Each dict must contain the following keys:
- field_name
- A str representing the DB field name.
- db_data_type
- A str representing the field type in the database, eg: 'varchar(10)'.
Then, for every field, you should define a method within your class which is is named following this template: get_extra_{field_name}_data. This method will be called for every imported record with a dict containing the row data.
Warning
Make sure there is no collision between these fields and the fields defined in mapping_list.
- classmethod get_batch_source_path_exists(batch_source_path, odbc_kwargs={})¶
Check if the batch source-path exists in the database.
Parameters: - batch_source_path – The batch source-path (str).
- odbc_kwargs –
A dict containing the ODBC connection keyword arguments. E.g.:
{ 'dsn': 'TestDSN', }
Returns: True if it already exists, else False.
- get_extra_batch_import_timestamp_data(row_data_dict)¶
Return batch import timestamp.
Parameters: row_data_dict – A dict containing the row-data. Returns: A str in ISO 8601 format, with a space a separator.
- get_extra_batch_source_name_data(row_data_dict)¶
Return batch source name.
Parameters: row_data_dict – A dict containing the row-data. Returns: The value set in batch_source_name.
- get_extra_batch_source_path_data(row_data_dict)¶
Return batch source path.
Parameters: row_data_dict – A dict containing the row-data. Returns: A str containing the batch-source path (this is given as the batch_source_path argument on constructing this class).
- classmethod get_last_imported_batch_source_path(odbc_kwargs)¶
Return the last imported batch source-path.
Parameters: odbc_kwargs – A dict containing the ODBC connection keyword arguments. E.g.:
{ 'dsn': 'TestDSN', }
Returns: A str representing the last imported batch source-path.
- get_sql_create_table_statement()¶
Return SQL statement for creating the DB table.
This will first use the fields specified in extra_fields, followed by the fields in mapping_list.
Returns: A str representing the SQL statement.
- mapping_list = ()¶
A tuple of dict objects to map record columns to db columns.
The fields specified in this list might be a sub-set of the available fields in the record. Only specify the fields you want to store in the DB.
Each dict must contain the following keys:
- field_name
- A str representing the field name as it is in the dict containing the data (as returned by the reader_obj).
- db_data_type
- A str representing the field type in the database, eg: 'varchar(10)'.
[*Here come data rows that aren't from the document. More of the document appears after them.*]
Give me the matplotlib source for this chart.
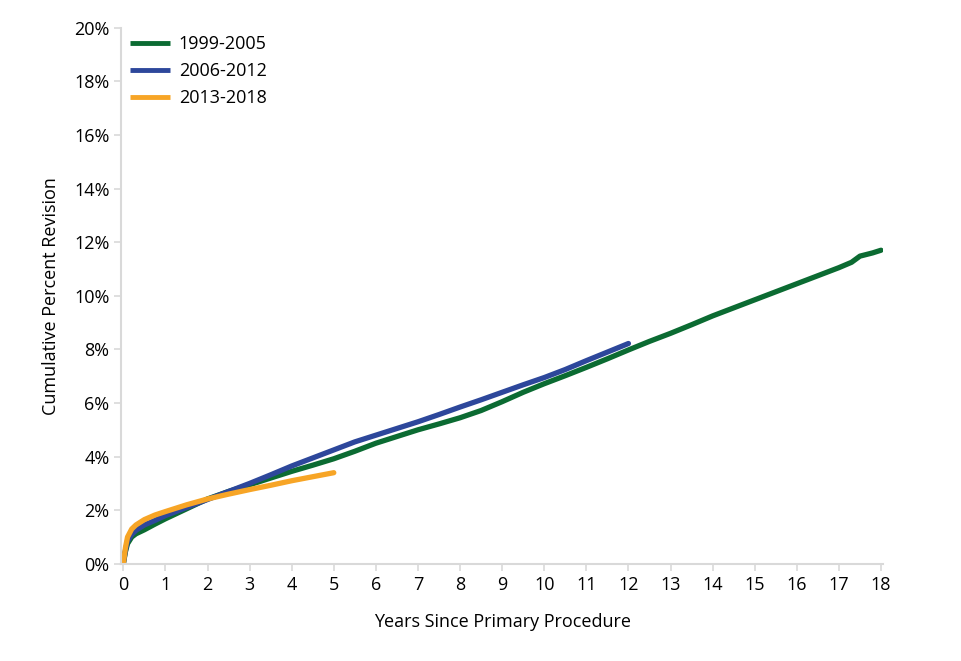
import matplotlib
matplotlib.use("Agg")
import matplotlib.pyplot as plt

plt.rcParams['font.family'] = ['Open Sans', 'DejaVu Sans']

# Series data (years, cumulative percent revision)
t_1999 = [0, 0.05, 0.1, 0.2, 0.3, 0.5, 0.75, 1, 1.5, 2, 2.5, 3, 3.5, 4, 4.5, 5, 5.5, 6, 6.5, 7, 7.5, 8, 8.5, 9, 9.5, 10, 10.5, 11, 11.5, 12, 12.5, 13, 13.5, 14, 14.5, 15, 15.5, 16, 16.5, 17, 17.3, 17.5, 17.8, 18]
v_1999 = [0, 0.45, 0.75, 1.0, 1.12, 1.27, 1.48, 1.68, 2.05, 2.42, 2.7, 2.95, 3.2, 3.45, 3.68, 3.92, 4.2, 4.5, 4.75, 5.0, 5.22, 5.45, 5.72, 6.05, 6.4, 6.72, 7.02, 7.33, 7.65, 7.98, 8.3, 8.6, 8.92, 9.25, 9.55, 9.85, 10.15, 10.45, 10.75, 11.05, 11.25, 11.48, 11.6, 11.7]

t_2006 = [0, 0.05, 0.1, 0.2, 0.3, 0.5, 0.75, 1, 1.5, 2, 2.5, 3, 3.5, 4, 4.5, 5, 5.5, 6, 6.5, 7, 7.5, 8, 8.5, 9, 9.5, 10, 10.5, 11, 11.5, 12]
v_2006 = [0, 0.5, 0.85, 1.1, 1.25, 1.45, 1.62, 1.8, 2.1, 2.4, 2.7, 3.0, 3.32, 3.65, 3.95, 4.25, 4.55, 4.8, 5.05, 5.3, 5.57, 5.85, 6.12, 6.4, 6.68, 6.95, 7.25, 7.58, 7.9, 8.22]

t_2013 = [0, 0.05, 0.1, 0.2, 0.3, 0.5, 0.75, 1, 1.5, 2, 2.5, 3, 3.5, 4, 4.5, 5]
v_2013 = [0, 0.6, 1.0, 1.3, 1.45, 1.65, 1.82, 1.95, 2.2, 2.42, 2.6, 2.77, 2.93, 3.1, 3.25, 3.4]

labels = ['1999-2005', '2006-2012', '2013-2018']
colors = ['#0b6b32', '#2d479b', '#f7a526']

x_ticks = list(range(0, 19))
y_ticks = list(range(0, 21, 2))

fig = plt.figure(figsize=(9.62, 6.61), dpi=100)
ax = fig.add_axes([0.126, 0.147, 0.792, 0.811])

for t, v, lab, c in zip([t_1999, t_2006, t_2013], [v_1999, v_2006, v_2013], labels, colors):
    ax.plot(t, v, color=c, lw=3.8, label=lab, solid_capstyle='round')

ax.set_xlim(-0.05, 18.05)
ax.set_ylim(0, 20)
ax.set_xticks(x_ticks)
ax.set_yticks(y_ticks)
ax.set_yticklabels([f'{y}%' for y in y_ticks])
for s in ['top', 'right']:
    ax.spines[s].set_visible(False)
for s in ['left', 'bottom']:
    ax.spines[s].set_color('#d9d9d9')
    ax.spines[s].set_linewidth(1.5)
ax.tick_params(axis='both', colors='#d9d9d9', length=5, width=1.2, labelsize=13, labelcolor='black')
ax.set_xlabel('Years Since Primary Procedure', fontsize=13, labelpad=14)
ax.set_ylabel('Cumulative Percent Revision', fontsize=13, labelpad=10)

leg = ax.legend(loc='upper left', frameon=False, fontsize=13, handlelength=2.2,
                handletextpad=0.5, labelspacing=0.5, borderaxespad=0.0,
                bbox_to_anchor=(0.002, 1.0))
for h in leg.get_lines():
    h.set_linewidth(3.5)
    h.set_solid_capstyle('butt')

fig.savefig('out.png', dpi=100)
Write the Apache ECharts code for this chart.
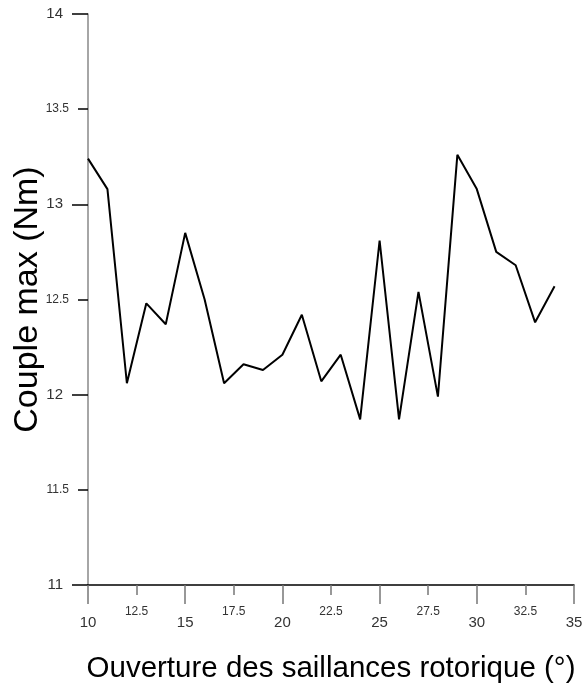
<!DOCTYPE html>
<html>
<head>
<meta charset="utf-8">
<script src="https://cdn.jsdelivr.net/npm/echarts@6/dist/echarts.min.js"></script>
<style>
  html, body { margin: 0; padding: 0; background: #fff; }
  #chart { width: 588px; height: 688px; }
</style>
</head>
<body>
<div id="chart"></div>
<script>
// Ouverture des saillances rotoriques (°) vs couple maximal (Nm)
const openings = [10, 11, 12, 13, 14, 15, 16, 17, 18, 19, 20, 21, 22, 23, 24, 25, 26, 27, 28, 29, 30, 31, 32, 33, 34];
const torqueMax = [13.24, 13.08, 12.06, 12.48, 12.37, 12.85, 12.50, 12.06, 12.16, 12.13, 12.21, 12.42, 12.07, 12.21, 11.87, 12.81, 11.87, 12.54, 11.99, 13.26, 13.08, 12.75, 12.68, 12.38, 12.57];

const xTitle = 'Ouverture des saillances rotorique (°)';
const yTitle = 'Couple max (Nm)';

const FONT = 'Liberation Sans, Arial, Helvetica, sans-serif';
const LABEL_COLOR = '#333';

const chart = echarts.init(document.getElementById('chart'), null, { renderer: 'canvas' });

const isMajorX = v => Math.abs(v % 5) < 1e-6;
const isMajorY = v => Math.abs(v % 1) < 1e-6;

const option = {
  animation: false,
  backgroundColor: '#fff',
  grid: { left: 88, right: 14, top: 14, bottom: 103, containLabel: false, outerBoundsMode: 'none' },
  xAxis: [
    {
      type: 'value', min: 10, max: 35, interval: 5,
      position: 'bottom',
      name: xTitle,
      nameLocation: 'middle',
      nameGap: 69,
      nameMoveOverlap: false,
      nameTextStyle: { fontFamily: FONT, fontSize: 29.5, color: '#000' },
      axisLine: { show: true, onZero: false, lineStyle: { color: '#000', width: 1.5 } },
      axisTick: { show: true, length: 19, lineStyle: { color: '#777', width: 1.5 } },
      axisLabel: { fontFamily: FONT, fontSize: 15, color: LABEL_COLOR, margin: 30 },
      splitLine: { show: false }
    },
    {
      type: 'value', min: 10, max: 35, interval: 2.5,
      position: 'bottom',
      axisLine: { show: false, onZero: false },
      axisTick: { show: true, length: 10, lineStyle: { color: '#777', width: 1.5 } },
      axisLabel: {
        fontFamily: FONT, fontSize: 12, color: LABEL_COLOR, margin: 21,
        formatter: v => isMajorX(v) ? '' : String(v)
      },
      splitLine: { show: false }
    }
  ],
  yAxis: [
    {
      type: 'value', min: 11, max: 14, interval: 1,
      position: 'left',
      name: yTitle,
      nameLocation: 'middle',
      nameGap: 43,
      nameMoveOverlap: false,
      nameTextStyle: { fontFamily: FONT, fontSize: 34, color: '#000' },
      axisLine: { show: true, onZero: false, lineStyle: { color: '#888', width: 1.5 } },
      axisTick: { show: true, length: 16, lineStyle: { color: '#000', width: 1.5 } },
      axisLabel: { fontFamily: FONT, fontSize: 15, color: LABEL_COLOR, margin: 25 },
      splitLine: { show: false }
    },
    {
      type: 'value', min: 11, max: 14, interval: 0.5,
      position: 'left',
      axisLine: { show: false, onZero: false },
      axisTick: { show: true, length: 10, lineStyle: { color: '#000', width: 1.5 } },
      axisLabel: {
        fontFamily: FONT, fontSize: 12, color: LABEL_COLOR, margin: 19,
        formatter: v => isMajorY(v) ? '' : String(v)
      },
      splitLine: { show: false }
    }
  ],
  series: [
    {
      type: 'line',
      xAxisIndex: 0,
      yAxisIndex: 0,
      data: openings.map((x, i) => [x, torqueMax[i]]),
      showSymbol: false,
      symbol: 'none',
      lineStyle: { color: '#000', width: 2 },
      z: 3
    }
  ]
};

chart.setOption(option);
</script>
</body>
</html>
Optionally, each dict can contain the following keys:
- db_field_name
- A str representing the field name within the database. This only needs to be set when it does not match with the source field name.
- start_import()¶
Start the import.
This will import all the data from the reader_obj argument (given when constructing BaseImporter). In case there are no errors, it will commit the import at the end.
Raises: BatchImportError when there are errors during the import. Errors are logged to the logger object. Raises: AlreadyImportedError when there already an import exists with the same batch-source path. Before starting your import, you can test this by calling get_batch_source_path_exists().
- table_name = ''¶
Name of the database table (excluding the schema) (str).
- reader_obj –
Exceptions¶
- exception pyvertica.importer.BatchImportError¶
Exception is raised when the batch import is returning errors.
- exception pyvertica.importer.AlreadyImportedError¶
Exception is raised when trying to import the same source twice.
- exception pyvertica.migrate.VerticaMigratorError¶
Error specific to the pyvertica.migrate module.